── Collected material
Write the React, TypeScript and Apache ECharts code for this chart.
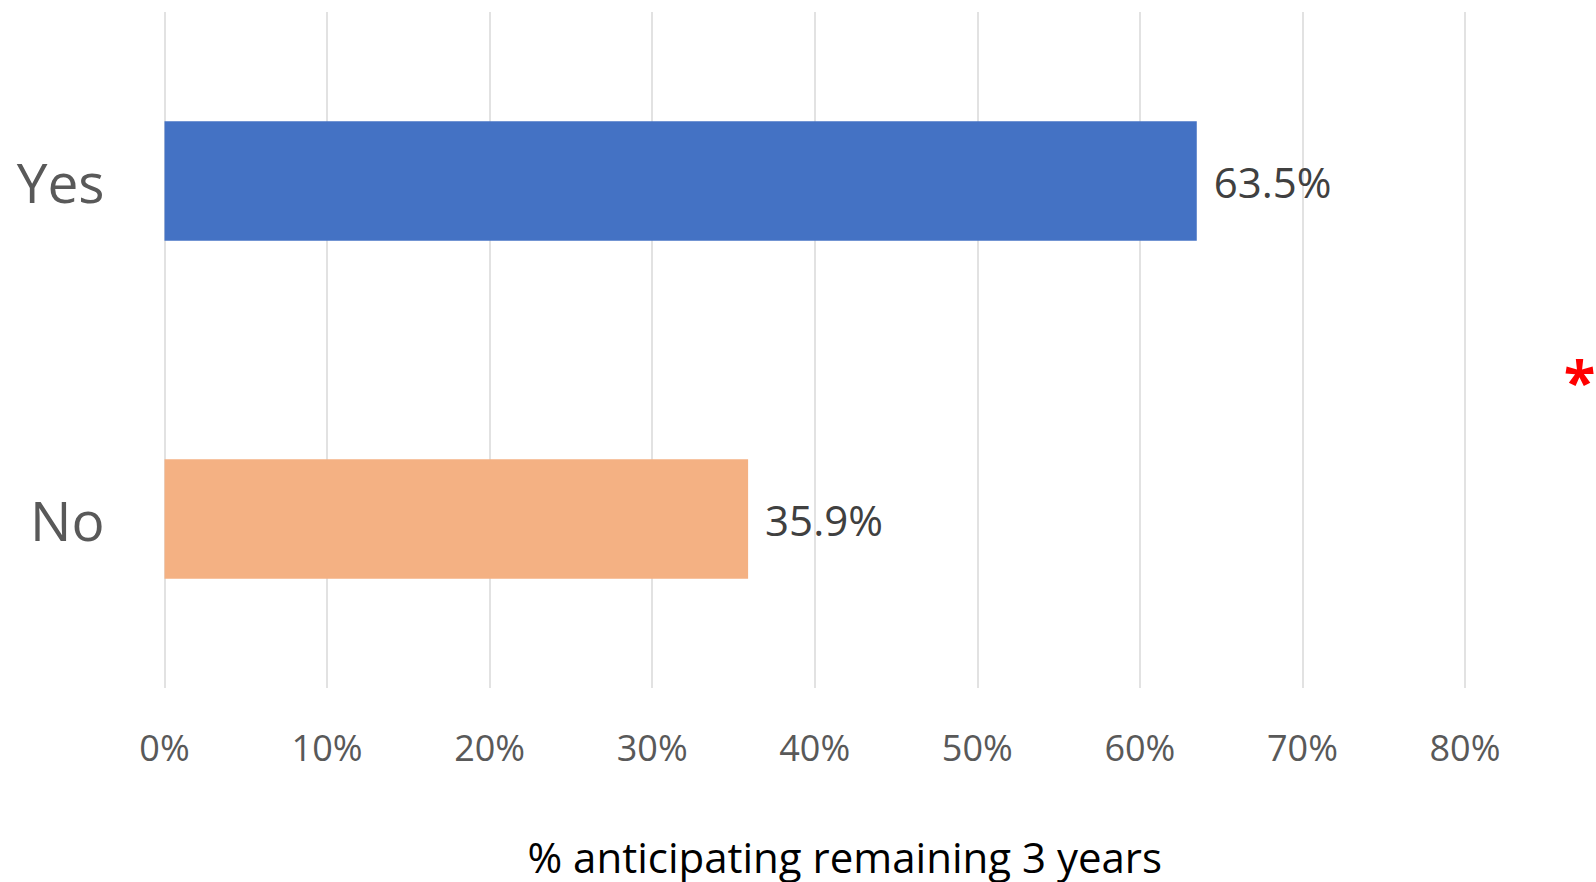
import React, { useEffect, useRef } from "react";
import * as echarts from "echarts";

// Survey responses: share anticipating remaining 3 years
const categories = ["Yes", "No"];
const values = [63.5, 35.9];
const barColors = ["#4472C4", "#F4B183"];
const axisMax = 80;
const axisStep = 10;
const axisTitle = "% anticipating remaining 3 years";
const marker = "*";

const FONT = "'Open Sans', 'Noto Sans', sans-serif";

export default function App() {
  const ref = useRef<HTMLDivElement>(null);

  useEffect(() => {
    if (!ref.current) return;
    const chart = echarts.init(ref.current, undefined, { renderer: "svg" });
    chart.setOption({
      animation: false,
      backgroundColor: "#ffffff",
      grid: { left: 164.5, right: 131, top: 12, bottom: 188, containLabel: false },
      xAxis: {
        type: "value",
        min: 0,
        max: axisMax,
        interval: axisStep,
        axisLine: { show: false },
        axisTick: { show: false },
        splitLine: { show: true, lineStyle: { color: "#d9d9d9", width: 1.5 } },
        axisLabel: {
          formatter: (v: number) => `${v}%`,
          color: "#595959",
          fontFamily: FONT,
          fontSize: 36,
          lineHeight: 36,
          margin: 41,
        },
        name: axisTitle,
        nameLocation: "middle",
        nameGap: 147,
        nameTextStyle: {
          color: "#000000",
          fontFamily: FONT,
          fontSize: 42,
          lineHeight: 42,
          padding: [0, 0, 0, 60],
        },
      },
      yAxis: {
        type: "category",
        data: categories,
        inverse: true,
        axisLine: { show: false },
        axisTick: { show: false },
        splitLine: { show: false },
        axisLabel: {
          color: "#595959",
          fontFamily: FONT,
          fontSize: 55,
          margin: 60,
        },
      },
      series: [
        {
          type: "bar",
          barWidth: "35.4%",
          data: values.map((v, i) => ({ value: v, itemStyle: { color: barColors[i] } })),
          label: {
            show: true,
            position: "right",
            distance: 17,
            formatter: (p: any) => `${Number(p.value).toFixed(1)}%`,
            color: "#404040",
            fontFamily: FONT,
            fontSize: 42,
          },
        },
      ],
      graphic: [
        {
          type: "text",
          x: 1579.5,
          y: 380,
          style: {
            text: marker,
            fill: "#ff0000",
            fontFamily: FONT,
            fontWeight: "bold",
            fontSize: 58,
            align: "center",
            verticalAlign: "middle",
          },
        },
      ],
    });
    return () => chart.dispose();
  }, []);

  return (
    <div
      ref={ref}
      style={{ position: "fixed", left: 0, top: 0, width: 1596, height: 882 }}
    />
  );
}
────
Problem requirements:
Starting at the first line of the material, output exactly the lines up to and including the one with "const ref = useRef<HTMLDivElement>(null);". Do not include the pictures.

Solution for this task:
Write the React, TypeScript and Apache ECharts code for this chart.
import React, { useEffect, useRef } from "react";
import * as echarts from "echarts";

// Survey responses: share anticipating remaining 3 years
const categories = ["Yes", "No"];
const values = [63.5, 35.9];
const barColors = ["#4472C4", "#F4B183"];
const axisMax = 80;
const axisStep = 10;
const axisTitle = "% anticipating remaining 3 years";
const marker = "*";

const FONT = "'Open Sans', 'Noto Sans', sans-serif";

export default function App() {
  const ref = useRef<HTMLDivElement>(null);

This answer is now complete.